The four tombs in Western Qing Tombs are:
- Tailing (泰陵 (Tàilíng, Tomb of the Peaceful); Manchu: elhe munggan)
  - For the Yongzheng Emperor (1678–1735, the 3rd emperor)
- Changling (昌陵 (Chānglíng, Tomb of the Remarkable); Manchu: colgoroko munggan)
  - For the Jiaqing Emperor (1760–1820, the 5th emperor)
- Muling (慕陵 (Mùlíng, Tomb of the Knowledgeable); Manchu: gūnihangga munggan)
  - For the Daoguang Emperor (1782–1850, the 6th emperor)
- Chongling (崇陵 (Chónglíng, Tomb of the Sublime); Manchu: wesihun munggan)
  - For the Guangxu Emperor (1871–1908, the 9th emperor)

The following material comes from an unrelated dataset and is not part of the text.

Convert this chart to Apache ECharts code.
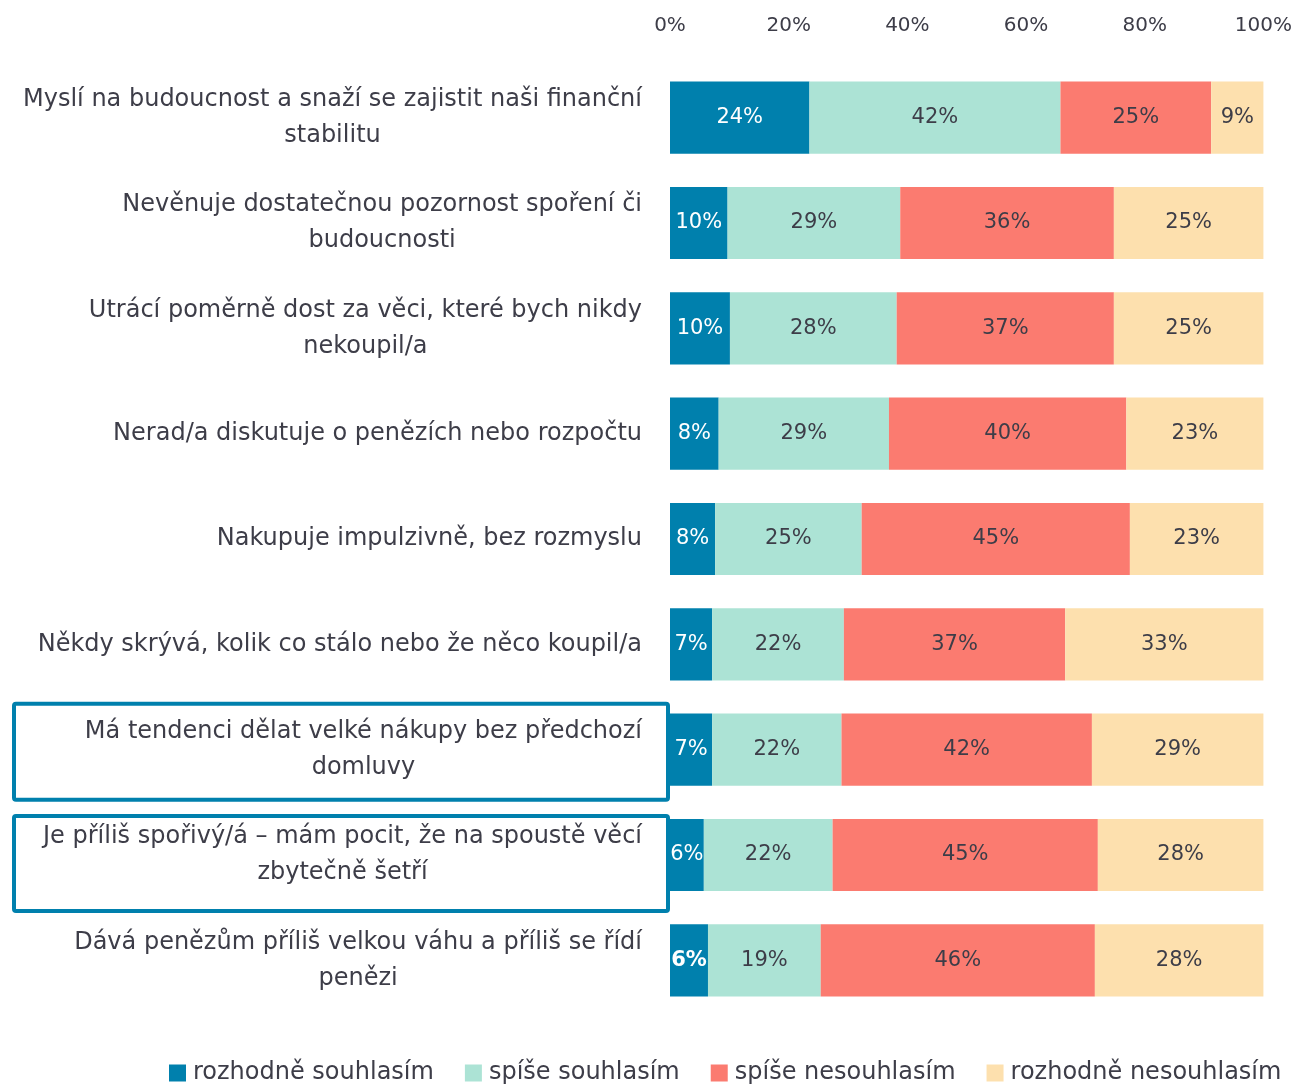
<!DOCTYPE html>
<html>
<head>
<meta charset="utf-8">
<script src="https://cdn.jsdelivr.net/npm/echarts@6/dist/echarts.min.js"></script>
<style>html,body{margin:0;padding:0;background:#fff}#c{width:1295px;height:1084px}</style>
</head>
<body>
<div id="c"></div>
<script>
var categories = [
  'Myslí na budoucnost a snaží se zajistit naši finanční\nstabilitu',
  'Nevěnuje dostatečnou pozornost spoření či\nbudoucnosti',
  'Utrácí poměrně dost za věci, které bych nikdy\nnekoupil/a',
  'Nerad/a diskutuje o penězích nebo rozpočtu',
  'Nakupuje impulzivně, bez rozmyslu',
  'Někdy skrývá, kolik co stálo nebo že něco koupil/a',
  'Má tendenci dělat velké nákupy bez předchozí\ndomluvy',
  'Je příliš spořivý/á – mám pocit, že na spoustě věcí\nzbytečně šetří',
  'Dává penězům příliš velkou váhu a příliš se řídí\npenězi'
];
var seriesNames = ['rozhodně souhlasím', 'spíše souhlasím', 'spíše nesouhlasím', 'rozhodně nesouhlasím'];
var strongAgree    = [23.5, 9.7, 10.1, 8.2, 7.6, 7.1, 7.1, 5.7, 6.4];
var agree          = [42.3, 29.1, 28.1, 28.7, 24.7, 22.2, 21.8, 21.7, 19.0];
var disagree       = [25.4, 36.0, 36.6, 40.0, 45.2, 37.3, 42.2, 44.7, 46.2];
var strongDisagree = [8.8, 25.2, 25.2, 23.1, 22.5, 33.4, 28.9, 27.9, 28.4];
var xTicks = [0, 20, 40, 60, 80, 100];
var highlighted = [6, 7];

var colors = ['#0080ad', '#ace3d5', '#fb7b70', '#fde0ae'];
var textColor = '#3d3d48';
var fontFamily = '"DejaVu Sans", "Open Sans", sans-serif';
var dataSets = [strongAgree, agree, disagree, strongDisagree];

var chart = echarts.init(document.getElementById('c'), null, {renderer: 'canvas'});

var series = dataSets.map(function (arr, i) {
  return {
    name: seriesNames[i],
    type: 'bar',
    stack: 'total',
    barCategoryGap: '31.5%',
    data: arr.map(function (v, j) {
      var d = {value: v};
      if (i === 0 && j === 8) d.label = {fontWeight: 'bold'};
      return d;
    }),
    itemStyle: {color: colors[i]},
    label: {
      show: true,
      position: 'inside',
      color: i === 0 ? '#ffffff' : textColor,
      fontSize: 21,
      fontFamily: fontFamily,
      formatter: function (p) { return Math.round(p.value) + '%'; }
    }
  };
});

var option = {
  animation: false,
  backgroundColor: '#ffffff',
  color: colors,
  grid: {left: 670, right: 30, top: 65, bottom: 71, containLabel: false},
  xAxis: {
    type: 'value',
    position: 'top',
    min: 0,
    max: 100,
    interval: 20,
    axisLine: {show: false},
    axisTick: {show: false},
    splitLine: {show: false},
    axisLabel: {
      color: textColor,
      fontSize: 20,
      fontFamily: fontFamily,
      margin: 29,
      formatter: function (v) { return xTicks.indexOf(v) >= 0 ? v + '%' : ''; }
    }
  },
  yAxis: {
    type: 'category',
    inverse: true,
    data: categories,
    axisLine: {show: false},
    axisTick: {show: false},
    axisLabel: {
      color: textColor,
      fontSize: 24,
      fontFamily: fontFamily,
      align: 'right',
      lineHeight: 36,
      margin: 28,
      formatter: function (v) {
        return v.split('\n').map(function (s) { return '{c|' + s + '}'; }).join('\n');
      },
      rich: {
        c: {align: 'center', color: textColor, fontSize: 24, fontFamily: fontFamily, lineHeight: 36}
      }
    }
  },
  legend: {
    bottom: -6,
    left: 164,
    itemWidth: 17,
    itemHeight: 17,
    itemGap: 31,
    icon: 'rect',
    textStyle: {color: textColor, fontSize: 24, fontFamily: fontFamily, padding: [0, 0, 0, 2]},
    data: seriesNames
  },
  series: series
};
chart.setOption(option);

var offs = [[-48, 52], [-41, 58]];
var graphics = highlighted.map(function (idx, k) {
  var cy = chart.convertToPixel({yAxisIndex: 0}, idx);
  var top = cy + offs[k][0] + 2, bot = cy + offs[k][1] - 2;
  return {
    type: 'rect',
    shape: {x: 14, y: top, width: 670 - 14 - 2, height: bot - top, r: 2},
    style: {fill: 'none', stroke: '#0080ad', lineWidth: 4},
    z: 100
  };
});
chart.setOption({graphic: graphics});
</script>
</body>
</html>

  - Empress Dowager Longyu (1868-1913) was also buried in the tomb
  - The tomb was looted in 1938, ten years after the looting of the Eastern Mausoleum

The Xuantong Emperor is buried in a commercial cemetery behind the Guangxu Emperor's tomb. While not officially part of the Western Qing Tombs, including Puyi would bring the number of emperors at the Western Tombs to five, the same number as those buried at the Eastern Tombs.